Whether it will be placed up front in other new stores depends on space and the store configuration, Happ said. While business is brisk at the self-service tables, staffers work hard at providing top service behind the counter, Happ said.
"We emphasize to our bakery managers the importance of keeping associates knowledgeable about the products," he said. "They need to know what kind of filling each cake has, for example."
Some things are made easy for the staff as well as for the customer. In this neighborhood where many people observe kosher dietary laws, it's important to know which products contain dairy products and which don't. Nondairy items are displayed on trays of a different color from those that hold products with dairy ingredients. Signs call attention to the distinction.

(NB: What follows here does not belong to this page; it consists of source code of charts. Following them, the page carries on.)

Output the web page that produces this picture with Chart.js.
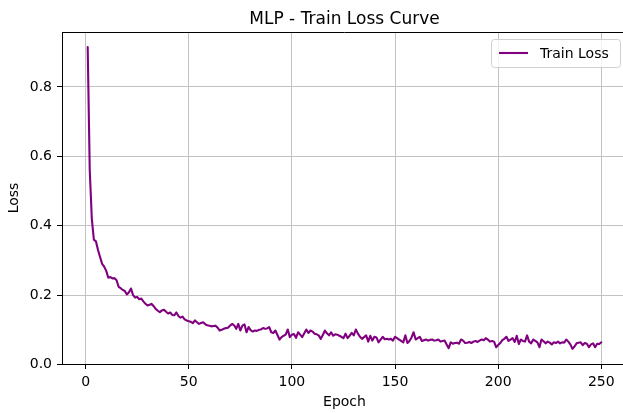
<!DOCTYPE html>
<html>
<head>
<meta charset="utf-8">
<title>MLP - Train Loss Curve</title>
<script src="https://cdn.jsdelivr.net/npm/chart.js@4.4.1/dist/chart.umd.min.js"></script>
<style>
  html, body { margin: 0; padding: 0; background: #fff; overflow: hidden; }
  #lossChart { display: block; }
</style>
</head>
<body>
<canvas id="lossChart" width="640" height="413"></canvas>
<script>
"use strict";

const chartTitle = "MLP - Train Loss Curve";
const seriesLabel = "Train Loss";
const xAxisLabel = "Epoch";
const yAxisLabel = "Loss";
const xTicks = [0, 50, 100, 150, 200, 250];
const yTicks = [0.0, 0.2, 0.4, 0.6, 0.8];

// loss per epoch, epochs 1..250
const trainLoss = [
  0.915, 0.56, 0.42, 0.36, 0.355, 0.33, 0.31, 0.29, 0.282, 0.27,
  0.25, 0.252, 0.248, 0.249, 0.243, 0.224, 0.22, 0.215, 0.212, 0.202,
  0.208, 0.219, 0.2, 0.193, 0.195, 0.188, 0.19, 0.182, 0.175, 0.17,
  0.172, 0.175, 0.168, 0.16, 0.155, 0.151, 0.156, 0.158, 0.152, 0.147,
  0.15, 0.143, 0.142, 0.15, 0.14, 0.135, 0.138, 0.13, 0.127, 0.125,
  0.123, 0.119, 0.127, 0.122, 0.117, 0.12, 0.122, 0.116, 0.113, 0.112,
  0.11, 0.111, 0.112, 0.106, 0.098, 0.1, 0.103, 0.105, 0.106, 0.112,
  0.117, 0.113, 0.103, 0.117, 0.098, 0.112, 0.116, 0.093, 0.108, 0.099,
  0.095, 0.098, 0.097, 0.1, 0.101, 0.105, 0.103, 0.104, 0.108, 0.093,
  0.091, 0.098, 0.085, 0.072, 0.079, 0.083, 0.086, 0.101, 0.079, 0.086,
  0.088, 0.077, 0.093, 0.086, 0.079, 0.09, 0.101, 0.091, 0.098, 0.095,
  0.089, 0.087, 0.084, 0.074, 0.085, 0.098, 0.09, 0.084, 0.093, 0.083,
  0.087, 0.086, 0.083, 0.08, 0.076, 0.089, 0.076, 0.083, 0.091, 0.084,
  0.101, 0.089, 0.08, 0.074, 0.079, 0.084, 0.066, 0.083, 0.069, 0.08,
  0.078, 0.064, 0.072, 0.08, 0.073, 0.074, 0.072, 0.074, 0.069, 0.08,
  0.076, 0.072, 0.068, 0.064, 0.084, 0.062, 0.068, 0.078, 0.093, 0.072,
  0.076, 0.08, 0.068, 0.07, 0.072, 0.069, 0.071, 0.072, 0.069, 0.07,
  0.072, 0.066, 0.068, 0.069, 0.058, 0.047, 0.064, 0.06, 0.062, 0.063,
  0.06, 0.072, 0.069, 0.062, 0.063, 0.065, 0.062, 0.066, 0.068, 0.065,
  0.069, 0.072, 0.07, 0.076, 0.072, 0.066, 0.068, 0.066, 0.05, 0.056,
  0.062, 0.07, 0.074, 0.08, 0.068, 0.072, 0.076, 0.065, 0.083, 0.059,
  0.072, 0.068, 0.066, 0.084, 0.066, 0.061, 0.072, 0.068, 0.064, 0.05,
  0.072, 0.067, 0.061, 0.066, 0.063, 0.058, 0.064, 0.062, 0.066, 0.061,
  0.064, 0.063, 0.072, 0.066, 0.058, 0.045, 0.052, 0.061, 0.063, 0.064,
  0.056, 0.062, 0.06, 0.05, 0.058, 0.061, 0.05, 0.06, 0.059, 0.064,
];
const epochs = trainLoss.map((_, i) => i + 1);

const LINE_COLOR = "#800080";
const GRID_COLOR = "#c2c2c2";
const FONT = "'DejaVu Sans', sans-serif";

// axis limits with 5% headroom around the data, like the usual pyplot defaults
const xMin = -11.45, xMax = 262.45;
const yMin = 0.0015, yMax = 0.9585;

// top/right spines, titles and the boxed legend in the upper-right corner
const decorations = {
  id: "decorations",
  afterDraw(chart) {
    const { ctx, chartArea: a } = chart;
    ctx.save();
    ctx.strokeStyle = "#000";
    ctx.lineWidth = 1;
    ctx.beginPath();
    ctx.moveTo(a.left, Math.round(a.top) + 0.5);
    ctx.lineTo(a.right, Math.round(a.top) + 0.5);
    ctx.moveTo(Math.round(a.right) + 0.5, a.top);
    ctx.lineTo(Math.round(a.right) + 0.5, a.bottom);
    ctx.stroke();

    ctx.fillStyle = "#000";
    ctx.font = `17px ${FONT}`;
    ctx.textAlign = "center";
    ctx.textBaseline = "alphabetic";
    ctx.fillText(chartTitle, (a.left + a.right) / 2, a.top - 8);

    ctx.font = `14px ${FONT}`;
    ctx.textBaseline = "middle";
    ctx.fillText(xAxisLabel, (a.left + a.right) / 2, 402);
    ctx.save();
    ctx.translate(14, (a.top + a.bottom) / 2);
    ctx.rotate(-Math.PI / 2);
    ctx.fillText(yAxisLabel, 0, 0);
    ctx.restore();

    // legend
    const bx = 491, by = a.top + 7, bw = 129, bh = 28, r = 3;
    ctx.fillStyle = "rgba(255,255,255,0.8)";
    ctx.strokeStyle = "#d0d0d0";
    ctx.beginPath();
    ctx.roundRect(bx + 0.5, by + 0.5, bw, bh, r);
    ctx.fill();
    ctx.stroke();
    const ly = by + bh / 2;
    ctx.strokeStyle = LINE_COLOR;
    ctx.lineWidth = 2.1;
    ctx.beginPath();
    ctx.moveTo(bx + 8, ly);
    ctx.lineTo(bx + 37, ly);
    ctx.stroke();
    ctx.fillStyle = "#000";
    ctx.textAlign = "left";
    ctx.fillText(seriesLabel, bx + 49, ly + 1);
    ctx.restore();
  },
};

const axisStyle = {
  grid: { color: GRID_COLOR, lineWidth: 1, tickColor: "#000", tickLength: 5 },
  border: { display: true, color: "#000", width: 1 },
  ticks: { color: "#000", padding: 5, font: { family: FONT, size: 14 } },
};

new Chart(document.getElementById("lossChart"), {
  type: "line",
  data: {
    datasets: [{
      label: seriesLabel,
      data: epochs.map((e, i) => ({ x: e, y: trainLoss[i] })),
      borderColor: LINE_COLOR,
      borderWidth: 2.1,
      borderJoinStyle: "round",
      borderCapStyle: "round",
      pointRadius: 0,
      tension: 0,
      fill: false,
    }],
  },
  options: {
    responsive: false,
    animation: false,
    layout: { padding: { top: 32, right: 13, left: 0, bottom: 0 } },
    plugins: { legend: { display: false }, title: { display: false }, tooltip: { enabled: false } },
    scales: {
      x: {
        ...axisStyle,
        type: "linear",
        min: xMin,
        max: xMax,
        afterBuildTicks: (s) => { s.ticks = xTicks.map((v) => ({ value: v })); },
        afterFit: (s) => { s.height = 49; },
        ticks: { ...axisStyle.ticks, maxRotation: 0, callback: (v) => String(v) },
      },
      y: {
        ...axisStyle,
        min: yMin,
        max: yMax,
        afterBuildTicks: (s) => { s.ticks = yTicks.map((v) => ({ value: v })); },
        afterFit: (s) => { s.width = 62; },
        ticks: { ...axisStyle.ticks, callback: (v) => v.toFixed(1) },
      },
    },
  },
  plugins: [decorations],
});
</script>
</body>
</html>
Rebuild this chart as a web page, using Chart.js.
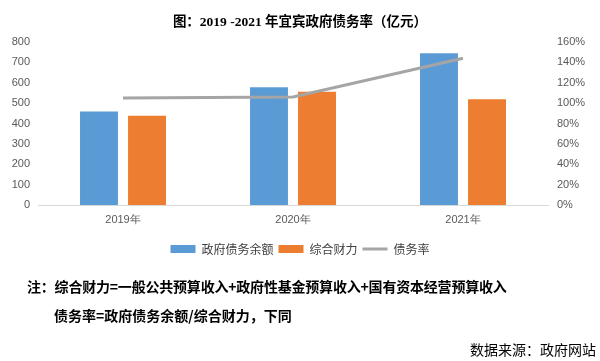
<!DOCTYPE html>
<html>
<head>
<meta charset="utf-8">
<script src="https://cdn.jsdelivr.net/npm/chart.js@4/dist/chart.umd.min.js"></script>
<style>
  html, body { margin: 0; padding: 0; background: #fff; }
  .wrap { position: relative; width: 600px; height: 361px; overflow: hidden; }
  canvas { position: absolute; left: 0; top: 0; }
  .txt { position: absolute; white-space: nowrap; line-height: 1; }
  .title { left: 0; width: 600px; top: 10px; text-align: center; font: bold 13.5px "Liberation Serif", "Noto Sans CJK SC"; color: #000; }
  .note { font: bold 14px "Noto Sans CJK SC"; color: #000; }
  .src { font: 14px "Noto Sans CJK SC"; color: #000; }
</style>
</head>
<body>
<div class="wrap">
  <canvas id="chart" width="600" height="361"></canvas>
  <div class="txt title">图：2019 -2021 年宜宾政府债务率（亿元）</div>
  <div class="txt note" style="left:27px; top:276px; letter-spacing:-0.2px;">注：综合财力=一般公共预算收入+政府性基金预算收入+国有资本经营预算收入</div>
  <div class="txt note" style="left:54px; top:305px;">债务率=政府债务余额/综合财力，下同</div>
  <div class="txt src" style="right:4px; top:339px;">数据来源：政府网站</div>
</div>
<script>
const years = ["2019年", "2020年", "2021年"];
const debtBalance = [459, 578, 745];     // 政府债务余额
const totalRevenue = [438, 556, 519];    // 综合财力
const debtRatio = [105, 106, 144];       // 债务率 (%)

const tickColor = "#595959";
const tickFont = { family: "Liberation Sans", size: 11 };

new Chart(document.getElementById("chart"), {
  type: "bar",
  data: {
    labels: years,
    datasets: [
      {
        label: "政府债务余额",
        data: debtBalance,
        backgroundColor: "#5B9BD5",
        borderWidth: 0,
        yAxisID: "y",
        order: 1,
        categoryPercentage: 0.565,
        barPercentage: 0.79,
      },
      {
        label: "综合财力",
        data: totalRevenue,
        backgroundColor: "#ED7D31",
        borderWidth: 0,
        yAxisID: "y",
        order: 1,
        categoryPercentage: 0.565,
        barPercentage: 0.79,
      },
      {
        type: "line",
        label: "债务率",
        data: debtRatio,
        borderColor: "#A5A5A5",
        backgroundColor: "#A5A5A5",
        borderWidth: 3,
        pointRadius: 0,
        tension: 0,
        yAxisID: "y1",
        order: 0,
      },
    ],
  },
  options: {
    responsive: false,
    animation: false,
    layout: { padding: { top: 42, left: 0, right: 0, bottom: 96 } },
    plugins: {
      title: { display: false },
      tooltip: { enabled: false },
      legend: {
        position: "bottom",
        labels: {
          usePointStyle: true,
          pointStyleWidth: 25,
          boxHeight: 8,
          padding: 5,
          color: "#404040",
          font: { family: "Noto Sans CJK SC", size: 12 },
          generateLabels(chart) {
            const items = Chart.defaults.plugins.legend.labels.generateLabels(chart);
            items.sort((a, b) => a.datasetIndex - b.datasetIndex);
            items.forEach((it) => {
              const ds = chart.data.datasets[it.datasetIndex];
              if (ds.type === "line") {
                it.pointStyle = "line";
                it.lineWidth = 3;
                it.strokeStyle = ds.borderColor;
              } else {
                it.pointStyle = "rect";
                it.fillStyle = ds.backgroundColor;
                it.strokeStyle = ds.backgroundColor;
                it.lineWidth = 0;
              }
            });
            return items;
          },
        },
      },
    },
    scales: {
      x: {
        grid: { display: false, drawTicks: false },
        border: { display: true, color: "#D9D9D9", width: 1 },
        ticks: { color: tickColor, font: tickFont, padding: 8 },
        afterFit(s) { s.height = 33; },
      },
      y: {
        position: "left",
        min: 0,
        max: 800,
        ticks: { stepSize: 100, color: tickColor, font: tickFont, padding: 8 },
        grid: { display: false, drawTicks: false },
        border: { display: false },
        afterFit(s) { s.width = 38; },
      },
      y1: {
        position: "right",
        min: 0,
        max: 160,
        ticks: {
          stepSize: 20,
          color: tickColor,
          font: tickFont,
          padding: 9,
          callback: (v) => v + "%",
        },
        grid: { display: false, drawTicks: false },
        border: { display: false },
        afterFit(s) { s.width = 52; },
      },
    },
  },
});
</script>
</body>
</html>
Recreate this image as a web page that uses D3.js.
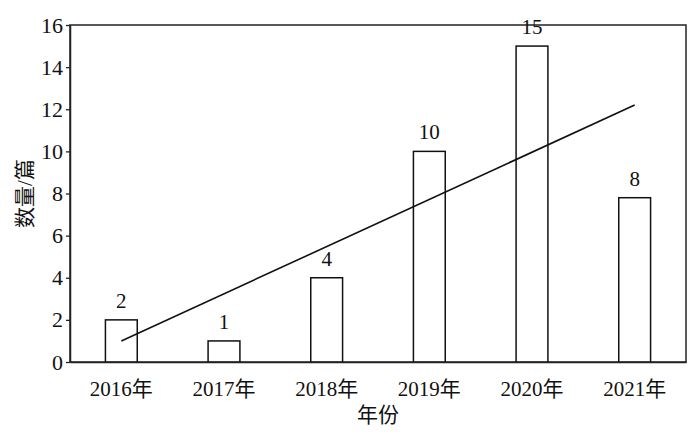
<!DOCTYPE html>
<html>
<head>
<meta charset="utf-8">
<script src="https://cdn.jsdelivr.net/npm/d3@7/dist/d3.min.js"></script>
<style>
  body { margin: 0; background: #fff; }
  svg text { font-family: "Liberation Serif", "Noto Sans CJK SC", serif; fill: #111; }
</style>
</head>
<body>
<script>
// data
var years = ["2016年", "2017年", "2018年", "2019年", "2020年", "2021年"];
var counts = [2, 1, 4, 10, 15, 7.8];
var countLabels = ["2", "1", "4", "10", "15", "8"];
var yTicks = [0, 2, 4, 6, 8, 10, 12, 14, 16];
var trendStart = 1.0,   // trend value at 2016
    trendEnd = 12.2;    // trend value at 2021

var w = 700,
    h = 440;
var margin = {top: 25, right: 14, bottom: 78, left: 70},
    width = w - margin.left - margin.right,
    height = h - margin.top - margin.bottom;

var svg = d3.select("body").append("svg")
    .attr("width", w)
    .attr("height", h)
  .append("g")
    .attr("transform", "translate(" + margin.left + "," + margin.top + ")");

var xScale = d3.scaleBand()
    .domain(years)
    .range([0, width])
    .paddingInner(0.69)
    .paddingOuter(0.345);

var yScale = d3.scaleLinear()
    .domain([0, 16])
    .range([height, 0]);

// frame (top + right)
svg.append("rect")
    .attr("width", width)
    .attr("height", height)
    .attr("fill", "none")
    .attr("stroke", "#222")
    .attr("stroke-width", 1.5);

// bars
svg.selectAll(".bar")
    .data(counts)
  .enter().append("rect")
    .attr("class", "bar")
    .attr("x", function(d, i) { return xScale(years[i]); })
    .attr("y", function(d) { return yScale(d); })
    .attr("width", xScale.bandwidth())
    .attr("height", function(d) { return height - yScale(d); })
    .attr("fill", "#fff")
    .attr("stroke", "#111")
    .attr("stroke-width", 1.5);

// value labels
svg.selectAll(".val")
    .data(counts)
  .enter().append("text")
    .attr("class", "val")
    .attr("x", function(d, i) { return xScale(years[i]) + xScale.bandwidth() / 2; })
    .attr("y", function(d) { return yScale(d) - 12; })
    .attr("text-anchor", "middle")
    .attr("font-size", "21px")
    .text(function(d, i) { return countLabels[i]; });

// trend line
var half = xScale.bandwidth() / 2;
svg.append("line")
    .attr("x1", xScale(years[0]) + half)
    .attr("y1", yScale(trendStart))
    .attr("x2", xScale(years[years.length - 1]) + half)
    .attr("y2", yScale(trendEnd))
    .attr("stroke", "#111")
    .attr("stroke-width", 1.6);

// axes
var xAxis = svg.append("g")
    .attr("transform", "translate(0," + height + ")")
    .call(d3.axisBottom(xScale).tickSize(0).tickPadding(19));
xAxis.select(".domain").attr("stroke", "#222").attr("stroke-width", 1.5);
xAxis.selectAll("text").attr("font-size", "21px");

var yAxis = svg.append("g")
    .call(d3.axisLeft(yScale).tickValues(yTicks).tickSize(4).tickSizeOuter(0).tickPadding(3));
yAxis.select(".domain").attr("stroke", "#222").attr("stroke-width", 1.5);
yAxis.selectAll(".tick line").attr("stroke", "#222").attr("stroke-width", 1.3);
yAxis.selectAll("text").attr("font-size", "22px");

// axis titles
svg.append("text")
    .attr("x", width / 2)
    .attr("y", height + 60)
    .attr("text-anchor", "middle")
    .attr("font-size", "21px")
    .text("年份");

svg.append("text")
    .attr("transform", "translate(" + (-38) + "," + (height / 2) + ") rotate(-90)")
    .attr("text-anchor", "middle")
    .attr("font-size", "21px")
    .text("数量/篇");
</script>
</body>
</html>
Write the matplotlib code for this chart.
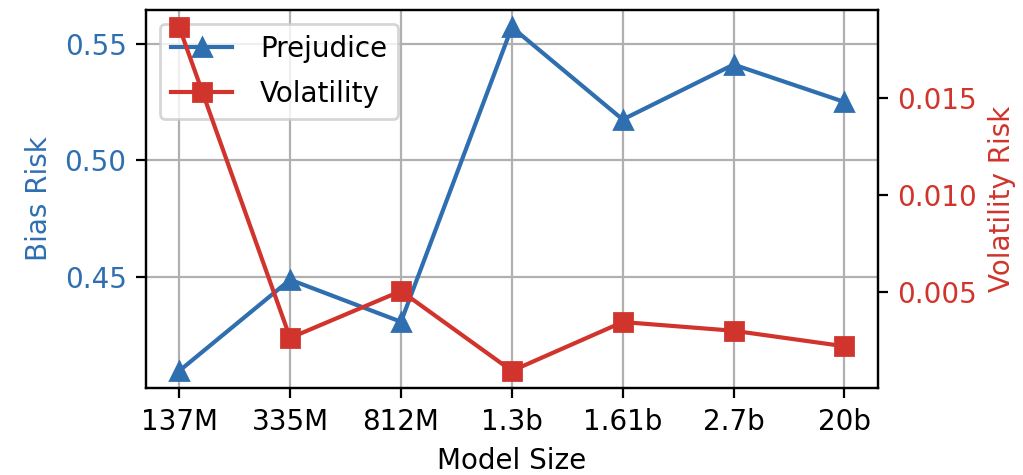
import matplotlib
matplotlib.use("Agg")
import matplotlib.pyplot as plt

model_sizes = ["137M", "335M", "812M", "1.3b", "1.61b", "2.7b", "20b"]
prejudice = [0.410, 0.449, 0.431, 0.557, 0.5175, 0.541, 0.525]
volatility = [0.01866, 0.00263, 0.00505, 0.00093, 0.00345, 0.0030, 0.0022]

BLUE = "#2f6fb0"
RED = "#d0342c"

fig, ax1 = plt.subplots(figsize=(5.115, 2.375), dpi=200)
fig.subplots_adjust(left=0.1427, right=0.858, top=0.979, bottom=0.183)

x = range(len(model_sizes))
l1, = ax1.plot(x, prejudice, marker="^", color=BLUE, markersize=6.5, label="Prejudice")
ax1.set_xticks(list(x))
ax1.set_xticklabels(model_sizes)
ax1.set_xlabel("Model Size")
ax1.set_ylabel("Bias Risk", color=BLUE)
ax1.tick_params(axis="y", labelcolor=BLUE)
ax1.set_yticks([0.45, 0.50, 0.55])
ax1.grid(True)

ax2 = ax1.twinx()
l2, = ax2.plot(x, volatility, marker="s", color=RED, markersize=6.5, label="Volatility")
ax2.set_ylabel("Volatility Risk", color=RED)
ax2.tick_params(axis="y", labelcolor=RED)
ax2.set_yticks([0.005, 0.010, 0.015])

for a in (ax1, ax2):
    for s in a.spines.values():
        s.set_color("black")

# legend on the lower axes so the red line is drawn over it
ax1.legend([l1, l2], ["Prejudice", "Volatility"], loc="upper left",
           handlelength=2.2, handletextpad=1.0, labelspacing=0.6)

fig.savefig("out.png", dpi=200)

Other signs include a list of the week's specials on a large, orange background. And over the service counter, attractive, framed, permanent signs with three-dimensional lettering proclaim, "All breads baked daily on premises," and, "For special orders, call 773-6135."
A sign also lists "standard" birthday cakes with prices for different sizes. And nearby, birthday candles are offered on a peg rack.
As part of its commitment to customer service, Melmarkets is particularly responsive to customers' requests, Happ said. Some three-quarters of the retailer's baked goods are made without dairy products because of customers' requests, Happ said.
"We had people asking if, for instance, we had this or that product nondairy. If we didn't, we developed one," he said.
Stores' product mixes are tailored to their neighborhoods. The bakery here, like those at several other Melmarkets stores, is a kosher operation, visited weekly by a rabbi.
While Melmarkets hasn't added nutrition labels to its self-service bakery products, Happ has addressed customers' nutrition-consciousness. He introduced dietetic pies made with sorbitol rather than sugar, and they're good sellers, he said. And he recently developed a no-salt sponge cake and a no-salt, no-cholesterol yogurt loaf.